[BEGIN]

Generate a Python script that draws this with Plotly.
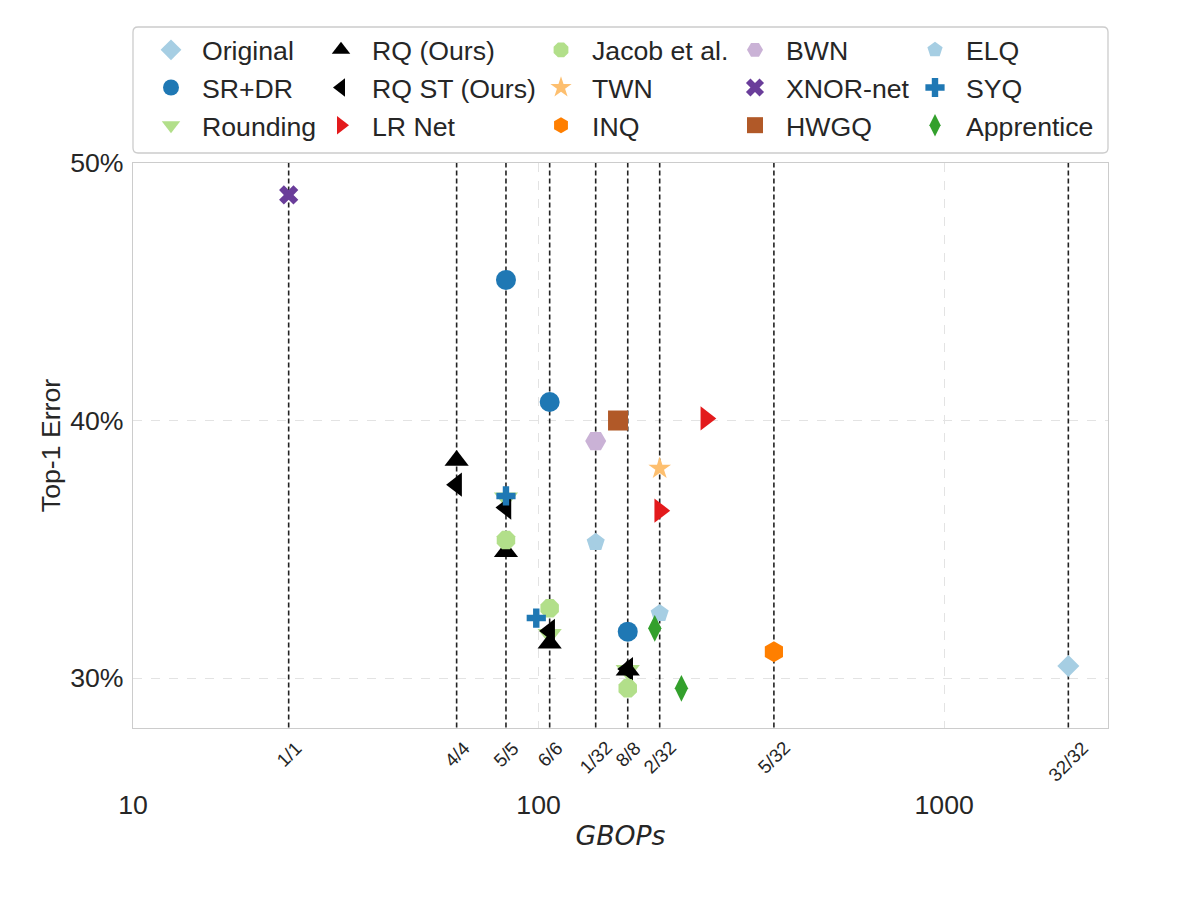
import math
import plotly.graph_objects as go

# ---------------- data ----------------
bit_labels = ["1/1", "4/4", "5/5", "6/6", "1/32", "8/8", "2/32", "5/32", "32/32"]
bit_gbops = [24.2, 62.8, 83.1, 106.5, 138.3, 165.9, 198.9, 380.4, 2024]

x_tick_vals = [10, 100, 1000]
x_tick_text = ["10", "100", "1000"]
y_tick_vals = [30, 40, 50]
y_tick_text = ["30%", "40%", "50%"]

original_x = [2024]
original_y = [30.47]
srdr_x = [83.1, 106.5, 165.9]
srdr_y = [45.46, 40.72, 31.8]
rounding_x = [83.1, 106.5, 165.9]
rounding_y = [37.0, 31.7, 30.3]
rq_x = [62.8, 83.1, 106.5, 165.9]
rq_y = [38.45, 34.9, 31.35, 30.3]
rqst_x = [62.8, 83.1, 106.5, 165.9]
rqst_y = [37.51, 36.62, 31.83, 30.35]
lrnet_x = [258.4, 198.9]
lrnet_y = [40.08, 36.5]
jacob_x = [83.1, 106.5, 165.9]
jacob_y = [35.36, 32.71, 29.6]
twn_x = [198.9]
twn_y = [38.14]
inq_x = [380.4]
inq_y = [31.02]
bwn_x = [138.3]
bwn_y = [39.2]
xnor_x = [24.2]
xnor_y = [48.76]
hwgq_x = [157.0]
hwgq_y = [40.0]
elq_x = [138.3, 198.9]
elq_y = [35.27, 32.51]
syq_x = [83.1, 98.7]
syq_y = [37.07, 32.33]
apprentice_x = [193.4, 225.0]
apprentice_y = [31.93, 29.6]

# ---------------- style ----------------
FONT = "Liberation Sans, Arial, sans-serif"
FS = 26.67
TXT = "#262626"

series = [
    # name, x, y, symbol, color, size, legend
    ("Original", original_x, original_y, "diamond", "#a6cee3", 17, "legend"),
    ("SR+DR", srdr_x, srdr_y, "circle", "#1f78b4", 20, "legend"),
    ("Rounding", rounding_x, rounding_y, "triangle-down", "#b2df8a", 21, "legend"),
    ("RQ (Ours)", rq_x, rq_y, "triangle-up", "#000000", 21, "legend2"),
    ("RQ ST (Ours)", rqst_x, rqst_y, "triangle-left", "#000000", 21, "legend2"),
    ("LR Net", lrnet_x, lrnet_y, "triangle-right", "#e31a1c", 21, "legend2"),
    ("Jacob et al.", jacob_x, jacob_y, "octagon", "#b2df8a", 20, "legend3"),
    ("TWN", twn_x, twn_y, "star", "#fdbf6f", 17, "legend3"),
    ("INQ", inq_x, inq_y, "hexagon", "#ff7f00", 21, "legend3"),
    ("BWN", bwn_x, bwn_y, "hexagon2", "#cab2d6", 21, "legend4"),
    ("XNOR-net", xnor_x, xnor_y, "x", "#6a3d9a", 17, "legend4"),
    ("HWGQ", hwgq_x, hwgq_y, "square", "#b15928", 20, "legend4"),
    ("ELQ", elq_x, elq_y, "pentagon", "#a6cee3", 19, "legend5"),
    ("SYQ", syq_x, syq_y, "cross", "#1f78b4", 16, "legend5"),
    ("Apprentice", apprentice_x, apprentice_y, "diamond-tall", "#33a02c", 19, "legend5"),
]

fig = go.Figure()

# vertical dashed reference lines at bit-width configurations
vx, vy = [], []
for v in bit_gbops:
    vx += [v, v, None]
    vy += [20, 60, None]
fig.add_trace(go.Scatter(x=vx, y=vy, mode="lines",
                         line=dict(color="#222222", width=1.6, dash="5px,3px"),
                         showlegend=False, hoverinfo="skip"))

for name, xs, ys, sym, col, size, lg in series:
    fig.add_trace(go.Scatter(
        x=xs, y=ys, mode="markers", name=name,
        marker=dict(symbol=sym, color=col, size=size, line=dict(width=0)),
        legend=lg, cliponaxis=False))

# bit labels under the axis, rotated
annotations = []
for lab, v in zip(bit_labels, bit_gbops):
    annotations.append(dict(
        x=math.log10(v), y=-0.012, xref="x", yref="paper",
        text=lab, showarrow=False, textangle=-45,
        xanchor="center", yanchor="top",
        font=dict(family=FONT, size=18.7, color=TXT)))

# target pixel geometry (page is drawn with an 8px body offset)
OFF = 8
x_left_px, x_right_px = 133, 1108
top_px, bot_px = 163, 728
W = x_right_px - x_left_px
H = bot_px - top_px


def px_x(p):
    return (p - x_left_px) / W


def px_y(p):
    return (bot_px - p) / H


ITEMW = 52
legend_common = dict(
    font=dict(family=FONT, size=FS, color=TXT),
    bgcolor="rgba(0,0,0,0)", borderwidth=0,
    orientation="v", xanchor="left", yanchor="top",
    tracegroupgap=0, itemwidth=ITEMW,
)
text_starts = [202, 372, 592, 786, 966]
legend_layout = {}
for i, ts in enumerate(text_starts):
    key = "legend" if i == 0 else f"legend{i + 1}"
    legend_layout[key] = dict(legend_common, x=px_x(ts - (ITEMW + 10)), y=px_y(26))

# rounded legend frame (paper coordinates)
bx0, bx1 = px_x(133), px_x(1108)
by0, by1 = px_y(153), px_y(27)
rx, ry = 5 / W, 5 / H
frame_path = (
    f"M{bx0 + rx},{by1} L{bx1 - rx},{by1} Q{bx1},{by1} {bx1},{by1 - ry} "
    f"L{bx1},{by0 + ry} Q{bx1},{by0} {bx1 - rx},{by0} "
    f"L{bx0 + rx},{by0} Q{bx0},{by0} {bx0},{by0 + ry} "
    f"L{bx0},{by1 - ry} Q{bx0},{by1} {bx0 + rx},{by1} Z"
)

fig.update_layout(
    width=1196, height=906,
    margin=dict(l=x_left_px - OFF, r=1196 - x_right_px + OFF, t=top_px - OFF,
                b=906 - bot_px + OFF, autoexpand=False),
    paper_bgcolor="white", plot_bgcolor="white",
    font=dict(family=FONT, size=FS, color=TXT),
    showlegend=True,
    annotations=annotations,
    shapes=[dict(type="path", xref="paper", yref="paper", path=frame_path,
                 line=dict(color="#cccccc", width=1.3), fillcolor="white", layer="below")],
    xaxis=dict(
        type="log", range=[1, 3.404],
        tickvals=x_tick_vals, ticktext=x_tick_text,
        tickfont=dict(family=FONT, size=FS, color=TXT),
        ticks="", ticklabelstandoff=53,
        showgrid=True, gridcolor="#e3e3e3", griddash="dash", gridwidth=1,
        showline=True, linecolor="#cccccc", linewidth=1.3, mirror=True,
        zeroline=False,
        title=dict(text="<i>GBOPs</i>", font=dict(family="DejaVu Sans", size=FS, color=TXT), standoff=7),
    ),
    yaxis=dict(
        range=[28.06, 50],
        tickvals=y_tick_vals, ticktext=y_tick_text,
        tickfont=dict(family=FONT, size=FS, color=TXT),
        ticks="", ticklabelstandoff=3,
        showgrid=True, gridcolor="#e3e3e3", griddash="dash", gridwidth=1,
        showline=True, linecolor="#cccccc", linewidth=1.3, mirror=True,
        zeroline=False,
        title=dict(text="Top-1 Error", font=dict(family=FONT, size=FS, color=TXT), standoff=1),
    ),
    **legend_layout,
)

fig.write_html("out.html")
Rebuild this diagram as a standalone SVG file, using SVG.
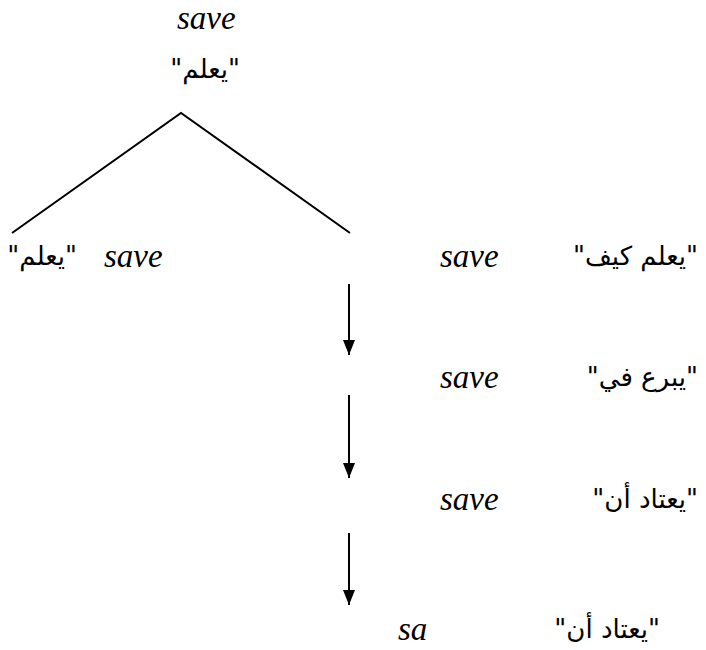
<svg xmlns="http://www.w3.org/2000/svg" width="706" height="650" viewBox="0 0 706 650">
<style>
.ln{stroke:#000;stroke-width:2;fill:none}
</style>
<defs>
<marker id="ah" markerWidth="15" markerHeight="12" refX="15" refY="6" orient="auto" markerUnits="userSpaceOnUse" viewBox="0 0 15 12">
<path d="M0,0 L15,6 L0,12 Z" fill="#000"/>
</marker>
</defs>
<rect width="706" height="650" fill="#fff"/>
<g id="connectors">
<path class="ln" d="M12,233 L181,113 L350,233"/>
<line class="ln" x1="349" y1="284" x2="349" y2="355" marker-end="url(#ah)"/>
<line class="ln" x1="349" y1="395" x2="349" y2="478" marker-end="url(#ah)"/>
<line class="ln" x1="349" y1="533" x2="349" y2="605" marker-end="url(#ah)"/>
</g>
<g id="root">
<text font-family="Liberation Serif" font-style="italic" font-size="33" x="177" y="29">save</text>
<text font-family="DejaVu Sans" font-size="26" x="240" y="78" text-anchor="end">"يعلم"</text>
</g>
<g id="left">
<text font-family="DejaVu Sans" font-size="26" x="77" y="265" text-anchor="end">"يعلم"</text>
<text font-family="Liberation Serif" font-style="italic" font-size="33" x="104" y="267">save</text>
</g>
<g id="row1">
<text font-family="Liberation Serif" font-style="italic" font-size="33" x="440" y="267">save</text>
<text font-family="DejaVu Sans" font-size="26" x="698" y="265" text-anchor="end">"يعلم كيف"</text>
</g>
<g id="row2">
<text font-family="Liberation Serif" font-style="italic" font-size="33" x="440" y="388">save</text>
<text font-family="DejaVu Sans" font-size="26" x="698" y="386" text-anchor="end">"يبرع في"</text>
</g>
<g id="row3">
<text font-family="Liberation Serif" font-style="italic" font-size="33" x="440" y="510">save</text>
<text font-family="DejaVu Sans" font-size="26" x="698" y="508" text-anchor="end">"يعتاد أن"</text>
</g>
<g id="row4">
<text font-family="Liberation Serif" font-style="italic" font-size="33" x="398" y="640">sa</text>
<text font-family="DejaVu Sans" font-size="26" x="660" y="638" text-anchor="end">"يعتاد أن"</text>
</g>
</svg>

[END]

• _EXERCISE DIRECTIONS_: Search the listing for the word "this". Copy every line in which it occurs.

• _CORRECT OUTPUT_:
Generate a Python script that draws this with Plotly.
Rebuild this diagram as a standalone SVG file, using SVG.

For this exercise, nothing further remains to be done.